We disagree and reverse. The jury charge adequately conveyed to the jury that it could have acquitted defendant. Moreover, there was sufficient evidence to sustain the jury's verdict of guilt. In a simulated-possession case, the jury may consider the combined effect of a defendant's words and conduct or gestures when determining whether the combination would suffice to induce a victim's reasonable belief that the defendant possessed a deadly weapon when perpetrating a robbery. It is not necessary that the victim actually see some tangible item that is supposed to be the simulated weapon. In this case, there was a sufficient record to support a first-degree robbery conviction based on the simulated possession of a weapon.

I.

On February 11, 2003, at approximately two o'clock in the morning, Chenalle Lee was walking home to her mother's house from a local pub. When she was about a block and a half from her destination, defendant "ran up behind [her] and started pulling on [her] pocketbook." As the two struggled over the purse, defendant demanded that Lee "[g]ive [him] her purse." As a result of that struggle, the shoulder strap on the purse broke and Lee fell to the sidewalk. Nonetheless, as she fell she continued to hold on to her purse.

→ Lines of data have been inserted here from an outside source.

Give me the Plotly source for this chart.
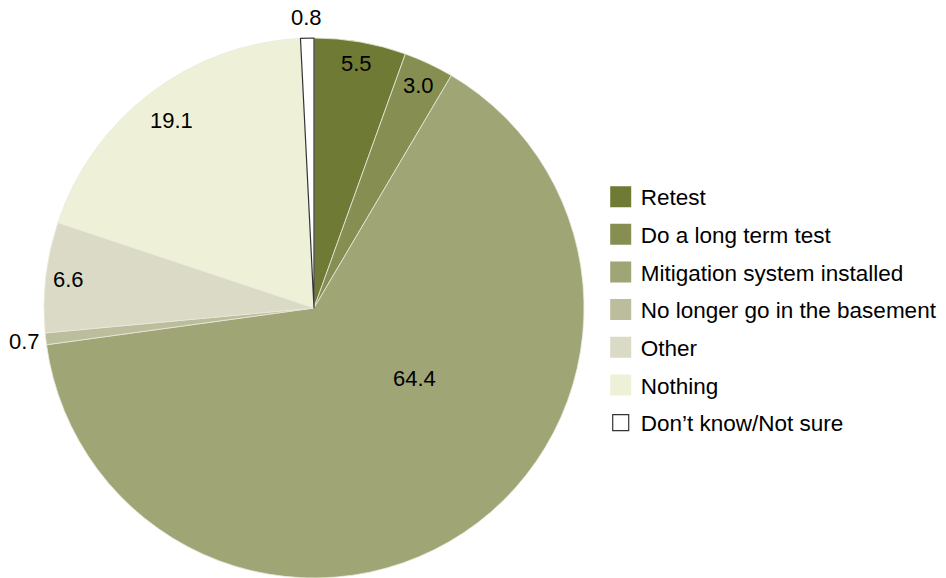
import math
import plotly.graph_objects as go

categories = ["Retest", "Do a long term test", "Mitigation system installed",
              "No longer go in the basement", "Other", "Nothing", "Don\u2019t know/Not sure"]
values = [5.5, 3.0, 64.4, 0.7, 6.6, 19.1, 0.8]
colors = ["#6f7a35", "#878e52", "#a0a575", "#bcbd9c", "#dadac6", "#eef1d8", "#ffffff"]
# label placement style: radius as fraction of pie radius, angle shift in degrees
label_r = [0.92, 0.91, 0.455, 1.08, 0.915, 0.87, 1.075]
label_shift = [0, 0, -21.5, 0, 0, 0, 0]

FONT = "Liberation Sans, Arial, Helvetica, sans-serif"
W, H = 946, 578
CX, CY, R = 314, 308, 270

fig = go.Figure()
fig.add_trace(go.Pie(
    labels=categories, values=values, sort=False, direction="clockwise", rotation=0,
    textinfo="none",
    marker=dict(colors=colors,
                line=dict(color=["#e8e8dc"] * 6 + ["#333333"], width=[0.8] * 6 + [1.2])),
    domain=dict(x=[(CX - R) / W, (CX + R) / W],
                y=[max(0, (H - CY - R) / H), min(1, (H - CY + R) / H)]),
    showlegend=False, hoverinfo="label+value",
))

total = sum(values)
cum = 0.0
for v, rf, sh in zip(values, label_r, label_shift):
    mid = (cum + v / 2) / total * 360 + sh
    cum += v
    a = math.radians(mid)
    px = CX + rf * R * math.sin(a)
    py = CY - rf * R * math.cos(a)
    fig.add_annotation(x=px / W, y=1 - py / H, xref="paper", yref="paper",
                       xanchor="center", yanchor="middle",
                       text=f"{v:.1f}", showarrow=False,
                       font=dict(family=FONT, size=22, color="black"))

for i, (c, col) in enumerate(zip(categories, colors)):
    is_white = col == "#ffffff"
    fig.add_trace(go.Scatter(
        x=[None], y=[None], mode="markers", name=c, legendgroup=f"g{i}",
        marker=dict(symbol="square", size=28, color=col,
                    line=dict(color="#333333" if is_white else col, width=1.2 if is_white else 5)),
    ))

fig.update_layout(
    width=W, height=H, margin=dict(l=0, r=0, t=0, b=0),
    paper_bgcolor="white", plot_bgcolor="white",
    xaxis=dict(visible=False), yaxis=dict(visible=False),
    font=dict(family=FONT, size=22, color="black"),
    legend=dict(x=0.635, y=(H - 310) / H, xanchor="left", yanchor="middle",
                tracegroupgap=5.4, font=dict(size=22.5), itemsizing="trace",
                borderwidth=0, bgcolor="rgba(0,0,0,0)"),
)
fig.write_html("out.html")
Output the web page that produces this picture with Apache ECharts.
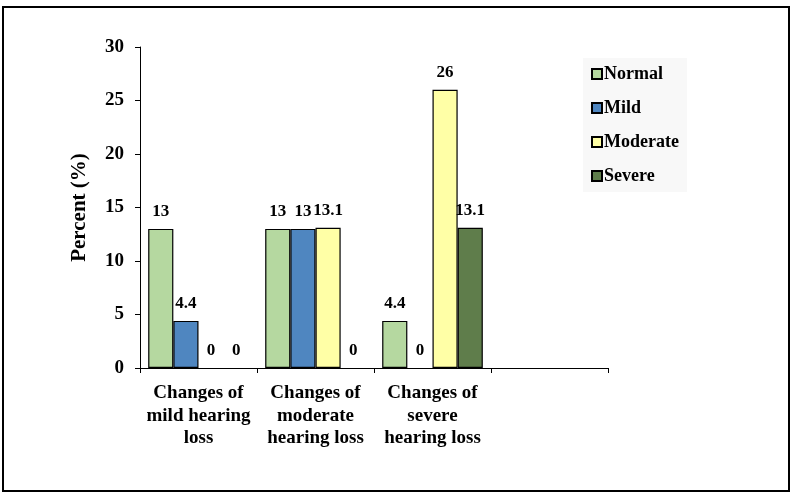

What occurred next is a matter of dispute. Lee testified that, when she fell, defendant "dr[ew] back a little bit and whipped out a knife, like a pocket knife, [and] said `Give me your purse, b*tch.'" Lee stated that defendant "wasn't up on [her] but he like pointed the knife out so [she] recognized he had a knife." Although she said that she could not see the handle of the knife, she heard the knife "click" open and saw its blade. Lee testified that she begged defendant, "can I get my license — just can I get my license out of my purse." He, however, replied "B*tch give me your purse before I cut you." Accordingly, she "tossed the purse to him," and he ran away.

Defendant was apprehended several weeks later, after Lee identified him from a photo array. In a voluntary recorded statement defendant admitted to taking Lee's purse, but he denied having a weapon. Rather, as he described the incident,

I just reached behind me . . . and I said give me the pocketbook and she threw it at me and said is that what you want and . . . when she threw it at me I grabbed you know and caught it and took off running.

The State charged defendant with first-degree armed robbery, contrary to N.J.S.A. 2C:15-1a. At trial, the following colloquy took place between Officer Hebbon, who interrogated defendant and recorded his voluntary statement, and the prosecutor:

Q: Did he indicate whether he had a weapon?

A: Hehe said he didn't have a weapon.

Q: Did you indicate — did you ask him any questions, whether he tried to make it look to her like he had a weapon?

A: Yes.

Q: What did you ask him?

A: I asked him ... if he had a weapon, he said no, I then asked if he — if he did anything to — to make it look as if he had a weapon, and he said-he said yes, he said.

Q: What did he say he did?

A: He said hehe put his hand behind him as if he had a weapon. And — and gestur[ed] like he had a weapon.

Officer Hebbon added that no knife was recovered from defendant.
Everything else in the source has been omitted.